Happily too, Spieth is a huge fan of the Ryder Cup. No doubt ­irritating the likes of PGA Tour ­commissioner Tim Finchem, on the eve of the FedEx Cup play-offs, he called the biennial contest between the United States and Europe, “the next Major”.

“The Ryder Cup is where I’m looking to play my best golf of the year at this point,” he says. “I can’t wait to get to Hazeltine.

“The last match at Gleneagles was amazing. Incredible. A lot of stuff has come out since those matches, stuff that may make people think we didn’t have such a great time, but it was just out of this world. There is ­nothing else like it.

“Over the last few years I have played in the Walker Cup and the Presidents Cup and in the last group on the final day at Augusta.

“But ­nothing compares with the Ryder Cup. Nothing. The pressure on the first tee is amazing. It just shows you that none of us really think about money.

“None of us really care about that at this point. The Ryder Cup is all about whom you are representing and whom you are playing for.”

As to why recent American sides have enjoyed so much more success in the Presidents Cup than the Ryder Cup, the ever-analytical Spieth has a theory.

“The Presidents Cup is so much more relaxed,” he contends. “It is more fun. It is more about the ­experience off the course and ‘hey, we’re going to go out and win this thing but let’s take a moment to ­celebrate what have been great years for all of us.’

“The last Ryder Cup wasn’t like that at all. It was ‘this is everything.’ And that was the message we got in the team room. It was, ‘this is what it all comes down to.’

“Instead of just saying ‘hey, we’re going to beat those guys.’ I don’t know if that ­created a negative mind-set. But it wasn’t as relaxed and positive.
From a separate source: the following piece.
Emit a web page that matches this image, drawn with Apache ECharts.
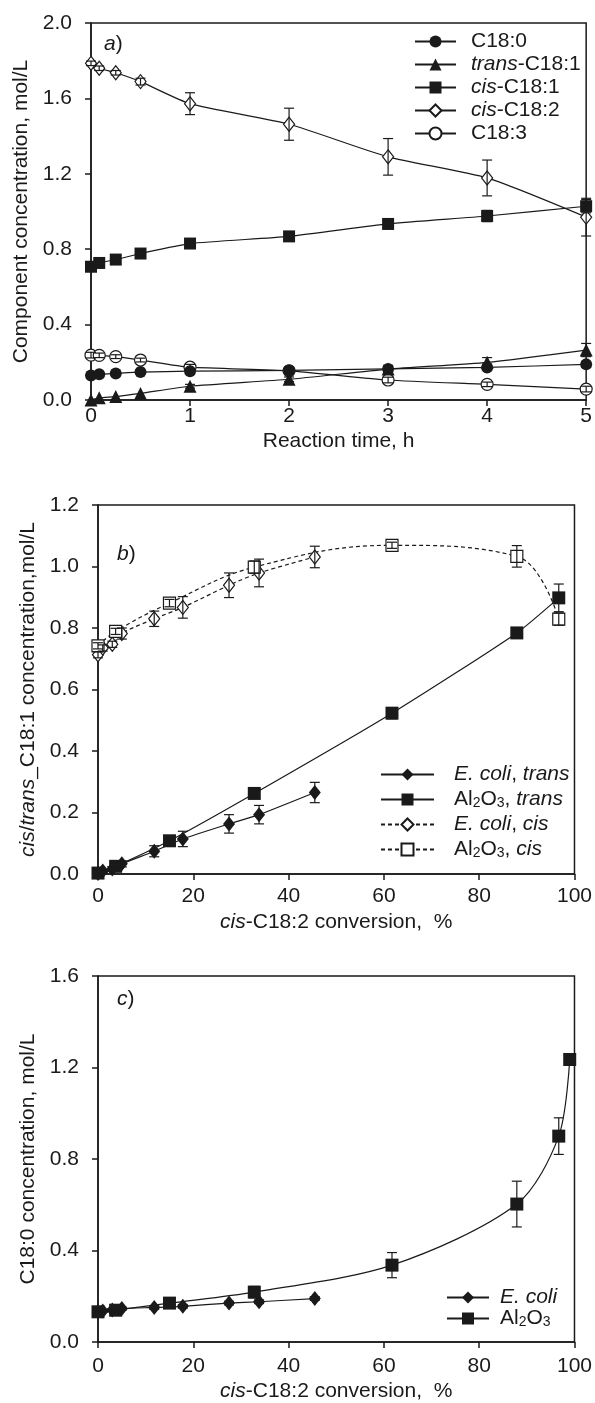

“I think Tom Watson was a really good Ryder Cup captain. But we just didn’t get to know each other well in the time available.

“He played a pretty full schedule of his own. And he played some PGA Tour events. But he took each of those events ­seriously as if he were trying to win another British Open.

“That’s the mark of a great champion. But it’s not necessarily the best thing for a Ryder Cup captain to do.

“I’ve been asked if it was a ­negative experience a few times. It wasn’t. But it was the wrong way to go about being positive. We all had an amazing time and we were all pretty relaxed one on one with each other. But as a team all we talked about were the matches. That’s when it got different from the Presidents Cup.

“It wasn’t any different when we were playing ping-pong or hanging with our wives and girlfriends or eating. But when it came to why we were there it was just talked about in a different way. There was too much emphasis and not enough relaxation and fun. We should have been ­celebrating our great years and ­enjoying the experience. But we never did that.”

What the Ryder Cup did do, ­however, was prepare Spieth for what he achieved in 2015.

“I felt like each hole I played was like a hole on the back nine of a Major championship,” he says. “It’s played with that much passion, that much intensity. There’s nothing like it in golf. There’s nothing like the Ryder Cup.

“I can’t even imagine what it must be like to be on a winning team [Spieth was also part of the losing US Walker Cup side at Royal Aberdeen in 2013]. But we are going to go ahead and try to bring that feeling to ourselves and to our country.

“I remember the first tee-shot from 2014. Guys were taking driver because that club has the biggest head. They didn’t know where they would hit on it.

“It was an unusual feeling. I ­actually hit the longest and most solid 3-wood of my life. I was lucky though. I didn’t know where it would go.”

Which is unusual for this level-headed and immensely likeable young man. He nearly always knows where he is going.